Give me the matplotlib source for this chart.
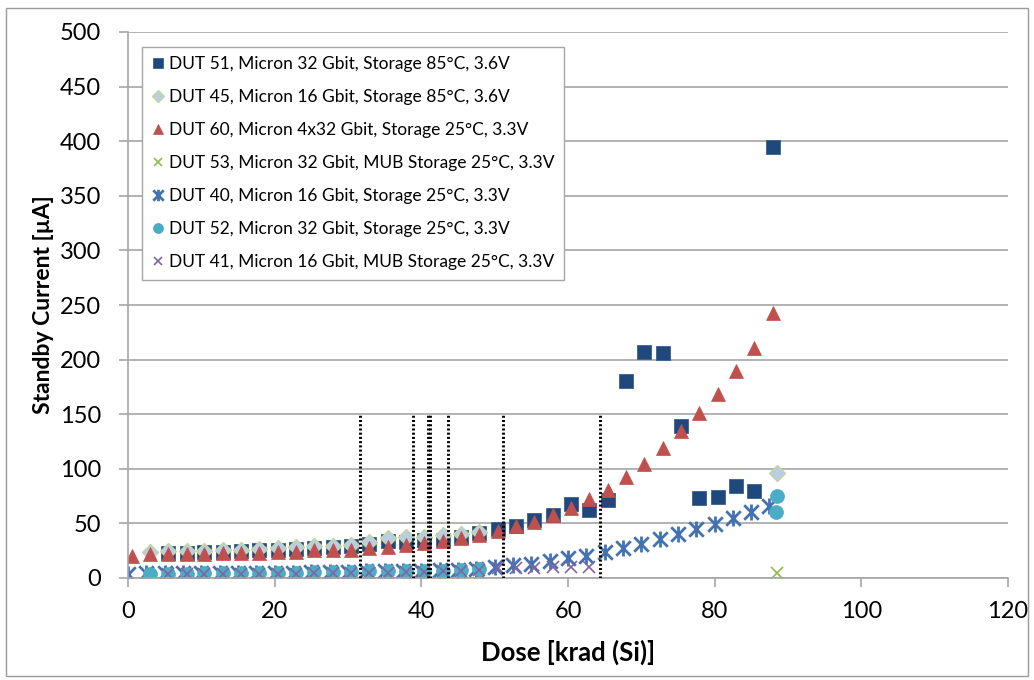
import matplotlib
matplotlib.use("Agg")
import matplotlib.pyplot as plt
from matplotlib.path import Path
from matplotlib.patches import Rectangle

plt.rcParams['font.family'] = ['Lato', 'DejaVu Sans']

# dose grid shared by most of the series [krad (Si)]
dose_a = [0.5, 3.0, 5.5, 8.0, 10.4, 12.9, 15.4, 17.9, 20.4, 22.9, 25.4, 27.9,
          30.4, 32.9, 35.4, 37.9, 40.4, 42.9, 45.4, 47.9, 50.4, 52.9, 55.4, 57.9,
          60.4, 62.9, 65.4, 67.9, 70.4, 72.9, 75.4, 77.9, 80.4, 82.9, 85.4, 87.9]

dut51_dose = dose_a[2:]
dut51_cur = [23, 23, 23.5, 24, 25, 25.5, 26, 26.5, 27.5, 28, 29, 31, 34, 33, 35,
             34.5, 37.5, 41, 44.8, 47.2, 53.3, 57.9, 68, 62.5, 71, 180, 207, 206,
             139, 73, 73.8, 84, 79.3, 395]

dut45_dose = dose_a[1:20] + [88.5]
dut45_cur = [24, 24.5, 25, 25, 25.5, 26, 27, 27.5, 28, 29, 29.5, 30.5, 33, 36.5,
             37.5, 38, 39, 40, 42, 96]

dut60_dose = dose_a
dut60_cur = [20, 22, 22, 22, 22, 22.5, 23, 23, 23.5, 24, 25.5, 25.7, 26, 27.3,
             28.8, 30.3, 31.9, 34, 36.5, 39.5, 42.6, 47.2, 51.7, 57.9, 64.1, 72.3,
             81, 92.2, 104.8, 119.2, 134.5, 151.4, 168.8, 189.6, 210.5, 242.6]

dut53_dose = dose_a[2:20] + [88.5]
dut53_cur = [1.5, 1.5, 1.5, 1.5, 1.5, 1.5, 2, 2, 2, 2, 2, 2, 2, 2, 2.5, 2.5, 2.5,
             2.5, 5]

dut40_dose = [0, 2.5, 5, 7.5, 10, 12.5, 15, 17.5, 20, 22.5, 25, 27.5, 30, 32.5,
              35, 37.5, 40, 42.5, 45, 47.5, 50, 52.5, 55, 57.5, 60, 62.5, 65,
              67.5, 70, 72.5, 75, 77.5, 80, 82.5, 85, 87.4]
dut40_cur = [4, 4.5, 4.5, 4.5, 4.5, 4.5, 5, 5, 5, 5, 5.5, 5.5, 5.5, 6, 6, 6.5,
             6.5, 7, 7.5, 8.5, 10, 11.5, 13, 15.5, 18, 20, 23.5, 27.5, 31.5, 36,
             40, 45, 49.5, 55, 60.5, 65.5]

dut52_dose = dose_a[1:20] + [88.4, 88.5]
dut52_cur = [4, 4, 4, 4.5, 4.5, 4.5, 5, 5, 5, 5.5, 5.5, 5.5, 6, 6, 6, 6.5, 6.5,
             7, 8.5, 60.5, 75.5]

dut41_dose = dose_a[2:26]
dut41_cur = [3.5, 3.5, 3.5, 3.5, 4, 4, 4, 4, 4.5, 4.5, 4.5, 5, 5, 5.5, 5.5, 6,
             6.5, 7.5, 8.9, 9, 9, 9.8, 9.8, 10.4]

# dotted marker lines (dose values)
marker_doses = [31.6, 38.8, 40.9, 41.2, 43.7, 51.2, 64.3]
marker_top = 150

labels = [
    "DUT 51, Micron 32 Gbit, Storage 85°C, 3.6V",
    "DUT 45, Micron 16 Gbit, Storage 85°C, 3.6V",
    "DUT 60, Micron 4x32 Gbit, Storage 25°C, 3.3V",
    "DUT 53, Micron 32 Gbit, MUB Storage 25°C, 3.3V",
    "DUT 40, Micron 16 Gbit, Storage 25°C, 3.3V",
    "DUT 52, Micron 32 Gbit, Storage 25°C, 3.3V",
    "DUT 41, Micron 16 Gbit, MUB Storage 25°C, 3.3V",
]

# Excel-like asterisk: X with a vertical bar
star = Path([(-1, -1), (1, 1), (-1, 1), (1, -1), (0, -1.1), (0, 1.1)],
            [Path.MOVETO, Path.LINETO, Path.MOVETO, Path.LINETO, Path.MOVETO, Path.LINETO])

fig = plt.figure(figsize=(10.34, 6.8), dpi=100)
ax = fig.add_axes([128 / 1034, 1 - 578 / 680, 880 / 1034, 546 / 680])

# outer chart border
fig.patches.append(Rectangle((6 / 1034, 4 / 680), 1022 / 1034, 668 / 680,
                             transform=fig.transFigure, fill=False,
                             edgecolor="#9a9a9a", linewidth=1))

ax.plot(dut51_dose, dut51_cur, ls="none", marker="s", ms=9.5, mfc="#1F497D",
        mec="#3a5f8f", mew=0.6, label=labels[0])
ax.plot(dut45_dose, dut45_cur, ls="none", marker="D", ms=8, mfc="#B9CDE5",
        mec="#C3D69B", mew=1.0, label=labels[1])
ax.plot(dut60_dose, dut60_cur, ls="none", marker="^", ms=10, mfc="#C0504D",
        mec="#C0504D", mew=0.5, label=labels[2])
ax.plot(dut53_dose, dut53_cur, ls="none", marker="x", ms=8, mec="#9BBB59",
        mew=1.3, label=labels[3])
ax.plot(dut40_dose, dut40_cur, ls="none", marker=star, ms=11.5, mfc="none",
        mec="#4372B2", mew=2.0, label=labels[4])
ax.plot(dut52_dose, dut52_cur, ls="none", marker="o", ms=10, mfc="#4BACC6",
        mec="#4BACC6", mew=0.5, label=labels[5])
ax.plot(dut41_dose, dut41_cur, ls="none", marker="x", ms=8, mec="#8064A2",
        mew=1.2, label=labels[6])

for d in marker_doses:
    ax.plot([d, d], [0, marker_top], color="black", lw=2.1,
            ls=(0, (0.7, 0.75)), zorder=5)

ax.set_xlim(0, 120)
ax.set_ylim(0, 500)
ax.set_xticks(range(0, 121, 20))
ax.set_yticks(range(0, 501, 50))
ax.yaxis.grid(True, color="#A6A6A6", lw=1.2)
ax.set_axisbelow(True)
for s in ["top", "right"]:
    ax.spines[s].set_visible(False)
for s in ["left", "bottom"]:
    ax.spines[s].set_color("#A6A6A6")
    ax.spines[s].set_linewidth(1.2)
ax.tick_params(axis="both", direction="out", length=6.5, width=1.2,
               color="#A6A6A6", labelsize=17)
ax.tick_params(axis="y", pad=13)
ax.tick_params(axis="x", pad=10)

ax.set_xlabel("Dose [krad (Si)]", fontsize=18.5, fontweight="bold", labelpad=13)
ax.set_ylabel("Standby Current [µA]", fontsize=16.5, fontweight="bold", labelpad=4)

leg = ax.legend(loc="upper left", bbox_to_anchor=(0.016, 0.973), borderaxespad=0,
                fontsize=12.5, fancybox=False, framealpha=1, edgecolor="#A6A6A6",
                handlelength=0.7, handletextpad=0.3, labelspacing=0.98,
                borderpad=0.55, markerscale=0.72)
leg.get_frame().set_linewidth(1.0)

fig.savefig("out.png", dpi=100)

-- Exercise description --
Repeat exactly and only the lines from the start of the data above through the line that holds "82.9, 85.4, 87.9]", inclusive. Pictures do not belong in the copy.

-- Written solution --
Give me the matplotlib source for this chart.
import matplotlib
matplotlib.use("Agg")
import matplotlib.pyplot as plt
from matplotlib.path import Path
from matplotlib.patches import Rectangle

plt.rcParams['font.family'] = ['Lato', 'DejaVu Sans']

# dose grid shared by most of the series [krad (Si)]
dose_a = [0.5, 3.0, 5.5, 8.0, 10.4, 12.9, 15.4, 17.9, 20.4, 22.9, 25.4, 27.9,
          30.4, 32.9, 35.4, 37.9, 40.4, 42.9, 45.4, 47.9, 50.4, 52.9, 55.4, 57.9,
          60.4, 62.9, 65.4, 67.9, 70.4, 72.9, 75.4, 77.9, 80.4, 82.9, 85.4, 87.9]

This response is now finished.